Representatives from countries around the world and dozens of civil society organizations are huddled and working around the clock at UN headquarters in New York this week for negotiations “on the conservation and sustainable use of marine biological diversity of areas beyond national jurisdiction (BBNJ).” The “BBNJ Agreement,” also referred to as the “High Seas Treaty,” is one of several important environmental negotiations concluding in the next four months. In addition to this treaty, we are also hoping to conclude one on conserving and restoring biodiversity, we are launching a two-year negotiation of an agreement to tackle the plastic pollution crisis, and continue the hard work of implementing the Paris Agreement now that we finished all the “rules” for implementation at the meeting last November. The decisions we take in these agreements and negotiations will have a make or break impact on the health of the place we all call home.
The high seas span two-thirds of the ocean and cover half the planet.
The first one of these covers what is known as the high seas that currently has only limited governance and is often unmonitored. Right now, there are rules and regulations only covering certain commercial activities like fishing, dumping, seabed mining, and shipping — but there is not a single international agreement governing conservation or protection of high seas biodiversity hot spots, and there are only limited regulations for endangered marine biodiversity itself — things like migratory birds, sea turtles, and marine mammals have limited protections.
Here are 5 reasons why the BBNJ Agreement matters.
- The ocean is BIG. The high seas refer to the part of the ocean that is beyond any country’s jurisdiction. The high seas span two-thirds of the ocean and cover half the planet! It’s important all countries agree on how to safeguard this big part of our planet.
- Biodiversity. The high seas are among the last truly wild places on earth. They are home to bountiful marine biodiversity, including some of our most iconic and valued species. They support habitat and migratory routes that serve as “rest stops” for whales, sharks, sea turtles, and seabirds. They are also home to remarkable ecosystems, such as towering seamounts (think underwater mountains) and deep-water coral gardens.
- 30×30. Scientists tell us that it is critical to conserve or protect at least 30 percent of the ocean by 2030 (30×30) if we are to support healthy marine ecosystems and biodiversity globally. Although thousands of marine protected areas have been established around the world, they cover only a tiny percentage of the ocean. Currently, less than one percent of the high seas are in marine protected areas. If we are to achieve the goal of 30×30, we need to establish, manage, and enforce protected areas in the high seas.
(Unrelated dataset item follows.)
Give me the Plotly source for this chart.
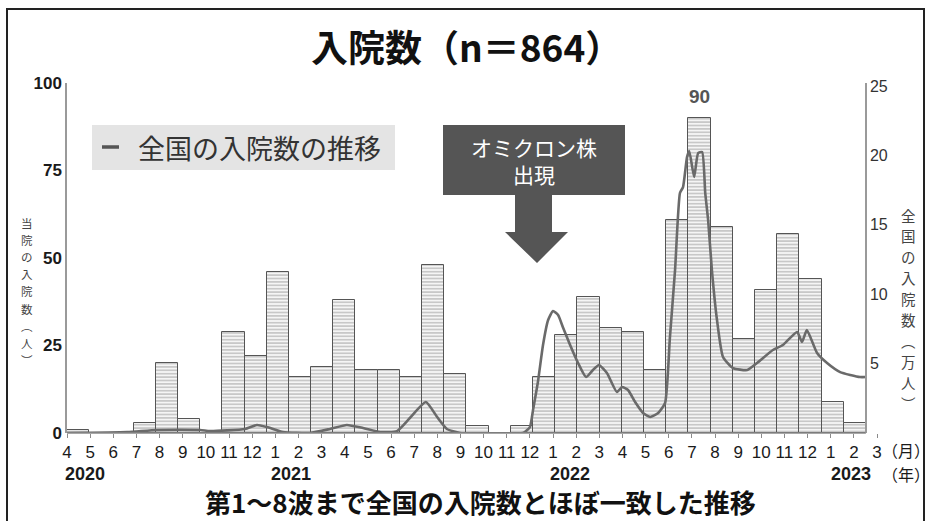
import plotly.graph_objects as go

# ---------------- data ----------------
month_labels = ["4", "5", "6", "7", "8", "9", "10", "11", "12",
                "1", "2", "3", "4", "5", "6", "7", "8", "9", "10", "11", "12",
                "1", "2", "3", "4", "5", "6", "7", "8", "9", "10", "11", "12",
                "1", "2", "3"]
year_labels = ["2020", "2021", "2022", "2023"]
year_pos = [0.81, 10.1, 22.67, 35.33]

# monthly inpatients at this hospital, one bar per month (2020-04 .. 2023-03)
bar_values = [1, 0, 0, 3, 20, 4, 0, 29, 22,
              46, 16, 19, 38, 18, 18, 16, 48, 17, 2, 0, 2,
              16, 28, 39, 30, 29, 18, 61, 90, 59, 27, 41, 57,
              44, 9, 3]

# national inpatients (10k persons); x = months elapsed since 2020-04-01
line_x = [0.0, 2.71, 4.05, 6.00, 6.44, 8.02, 8.56, 9.01, 9.73, 10.95,
          11.85, 12.61, 13.34, 14.11, 14.87, 15.45, 16.17, 16.68, 17.12, 17.71,
          20.55, 20.86, 21.00, 21.22, 21.45, 21.68, 21.90, 22.13, 22.36, 22.67,
          23.03, 23.39, 23.70, 23.97, 24.33, 24.78, 25.01, 25.28, 25.60, 25.96,
          26.28, 26.64, 26.95, 27.17, 27.40, 27.62, 27.76, 27.94, 28.04, 28.26,
          28.44, 28.62, 28.76, 28.89, 29.06, 29.29, 29.56, 30.01, 30.65, 31.09,
          31.81, 32.26, 32.90, 33.12, 33.34, 33.80, 34.25, 34.84, 35.73, 36.0]
line_y = [0.0, 0.07, 0.22, 0.22, 0.14, 0.29, 0.58, 0.43, 0.07, 0.0,
          0.29, 0.58, 0.36, 0.07, 0.14, 1.08, 2.23, 1.15, 0.29, 0.0,
          0.0, 0.43, 1.66, 3.67, 6.34, 8.14, 8.79, 8.50, 7.56, 6.34,
          5.04, 4.03, 4.54, 4.90, 4.32, 2.95, 3.31, 3.10, 2.23, 1.44,
          1.15, 1.44, 2.16, 6.92, 11.74, 17.29, 17.72, 19.88, 20.32, 18.44,
          20.17, 20.24, 17.29, 15.35, 11.74, 8.14, 5.48, 4.68, 4.54, 5.04,
          5.98, 6.34, 7.28, 6.56, 7.42, 5.76, 5.04, 4.39, 4.03, 4.03]

left_ticks = [0, 25, 50, 75, 100]
right_ticks = [5, 10, 15, 20, 25]

left_title_chars = list("当院の入院数") + ["︵", "人", "︶"]
right_title_chars = list("全国の入院数") + ["︵", "万", "人", "︶"]

# ---------------- layout helpers ----------------
L, R, T, B = 67, 877, 83, 433          # plot area in page pixels
W, H = R - L, B - T
N_BARS = len(bar_values)
X_MAX = 36.5                            # x range, months
LABEL_STEP = 36.5 / 35                  # month labels are spread a bit wider than bars


def PX(px):
    return (px - L) / W


def PY(py):
    return (B - py) / H


JP = "Noto Sans CJK JP"
NUM = "Liberation Sans"

fig = go.Figure()

fig.add_trace(go.Bar(
    x=[i + 0.5 for i in range(N_BARS)],
    y=bar_values,
    width=1.0,
    marker=dict(
        color="#f3f3f3",
        pattern=dict(shape="-", fgcolor="#858585", bgcolor="#f5f5f5",
                     size=3.4, solidity=0.4),
        line=dict(color="#555555", width=1),
    ),
    yaxis="y",
    showlegend=False,
))

fig.add_trace(go.Scatter(
    x=line_x, y=line_y, mode="lines",
    line=dict(color="#6a6a6a", width=2.6, shape="spline", smoothing=0.5),
    yaxis="y2", showlegend=False,
))

fig.update_layout(
    width=931, height=521, autosize=False,
    margin=dict(l=L, r=931 - R, t=T, b=521 - B),
    paper_bgcolor="white", plot_bgcolor="white",
    bargap=0,
    xaxis=dict(
        range=[0, X_MAX], tickmode="array",
        tickvals=[i * LABEL_STEP for i in range(len(month_labels))],
        ticktext=month_labels,
        showgrid=False, zeroline=False, showline=False,
        ticks="outside", ticklen=4, tickcolor="#8a8a8a", tickwidth=1,
        tickfont=dict(family=NUM, size=17, color="#1a1a1a"),
    ),
    yaxis=dict(
        range=[0, 100], tickmode="array", tickvals=left_ticks,
        showgrid=False, zeroline=False, showline=True,
        linecolor="#9a9a9a", linewidth=1.5, ticks="",
        tickfont=dict(family=NUM, size=17, color="#1a1a1a", weight="bold"),
    ),
    yaxis2=dict(
        range=[0, 350 / 13.88], overlaying="y", side="right",
        anchor="free", position=PX(866),
        tickmode="array", tickvals=right_ticks,
        showgrid=False, zeroline=False, showline=True,
        linecolor="#9a9a9a", linewidth=1.5, ticks="",
        tickfont=dict(family=NUM, size=16, color="#333333"),
    ),
)

shapes = []
# baseline of the bars (x axis line, only under the bars)
shapes.append(dict(type="line", xref="x", yref="paper",
                   x0=0, x1=N_BARS, y0=0, y1=0,
                   line=dict(color="#8a8a8a", width=1.5)))
# outer frame
shapes.append(dict(type="rect", xref="paper", yref="paper",
                   x0=PX(7), x1=PX(924), y0=PY(530), y1=PY(9),
                   line=dict(color="#222222", width=2), fillcolor="rgba(0,0,0,0)",
                   layer="below"))
# legend box
shapes.append(dict(type="rect", xref="paper", yref="paper",
                   x0=PX(92), x1=PX(395), y0=PY(170), y1=PY(125),
                   line=dict(width=0), fillcolor="#e4e4e4", layer="below"))
shapes.append(dict(type="line", xref="paper", yref="paper",
                   x0=PX(102), x1=PX(119), y0=PY(147), y1=PY(147),
                   line=dict(color="#555555", width=3.5)))
# omicron box + arrow
shapes.append(dict(type="rect", xref="paper", yref="paper",
                   x0=PX(443), x1=PX(625), y0=PY(195), y1=PY(125),
                   line=dict(width=0), fillcolor="#555555"))
pts = [(515, 194), (552, 194), (552, 232), (568, 232), (537, 263), (505, 232), (515, 232)]
path = "M " + " L ".join(f"{PX(a):.5f},{PY(b):.5f}" for a, b in pts) + " Z"
shapes.append(dict(type="path", xref="paper", yref="paper", path=path,
                   line=dict(width=0), fillcolor="#555555"))
fig.update_layout(shapes=shapes)


def txt(text, x, y, size, color="#1a1a1a", family=JP, xref="paper",
        xanchor="center"):
    return dict(text=text, xref=xref, yref="paper", x=x, y=y,
                xanchor=xanchor, yanchor="middle", showarrow=False,
                font=dict(family=family, size=size, color=color))


ann = []
ann.append(txt("<b>入院数（n＝864）</b>", PX(466), PY(46), 37, "#111111"))
ann.append(txt("全国の入院数の推移", PX(136), PY(147), 27, "#333333",
               xanchor="left"))
ann.append(txt("オミクロン株<br>出現", PX(534), PY(160), 21, "white"))
ann.append(txt("<b>90</b>", 28.5, PY(96), 19, "#555555", family=NUM, xref="x"))

# vertical axis titles, one character per line
for k, ch in enumerate(left_title_chars):
    ann.append(txt(ch, PX(27), PY(223 + 17.1 * k), 11.5, "#444444"))
for k, ch in enumerate(right_title_chars):
    ann.append(txt(ch, PX(909), PY(215 + 20.9 * k), 14.5, "#444444"))

for yl, xp in zip(year_labels, year_pos):
    ann.append(txt(f"<b>{yl}</b>", xp, PY(474), 18, family=NUM, xref="x"))
ann.append(txt("（月）", PX(906), PY(450), 16))
ann.append(txt("（年）", PX(906), PY(474), 16))
ann.append(txt("<b>第1〜8波まで全国の入院数とほぼ一致した推移</b>",
               PX(480), PY(501), 26, "#111111"))
fig.update_layout(annotations=ann)

fig.write_html("out.html")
- Climate change. Conserving the high seas through marine protected areas is not only good for biodiversity, but also critical for our climate. The ocean plays an important role in regulating our climate — absorbing carbon dioxide and excess heat from the atmosphere, regulating temperatures, and driving our global weather patterns. Supporting the health of the ocean through marine conservation and the protection of blue carbon ecosystems helps ensure the ocean continues to serve its critical role in our climate system.
- The time to act is now. Discussions on this treaty have been going on for a long time. After almost 20 years, the world is on the verge of completing an agreement that will shape the health of our ocean for centuries to come.
It is often said that the ocean is too big to fail. That is simply not true — the ocean is more fragile than most people understand. It is also more essential. It provides the oxygen we breathe and food for tens of millions of people. And it has been a source of inspiration for humanity. In fact, as Dr. Jane Lubchenco says, the ocean is too big to ignore. And this week in New York City, the United States will help to lead the way in making sure it is ignored no more.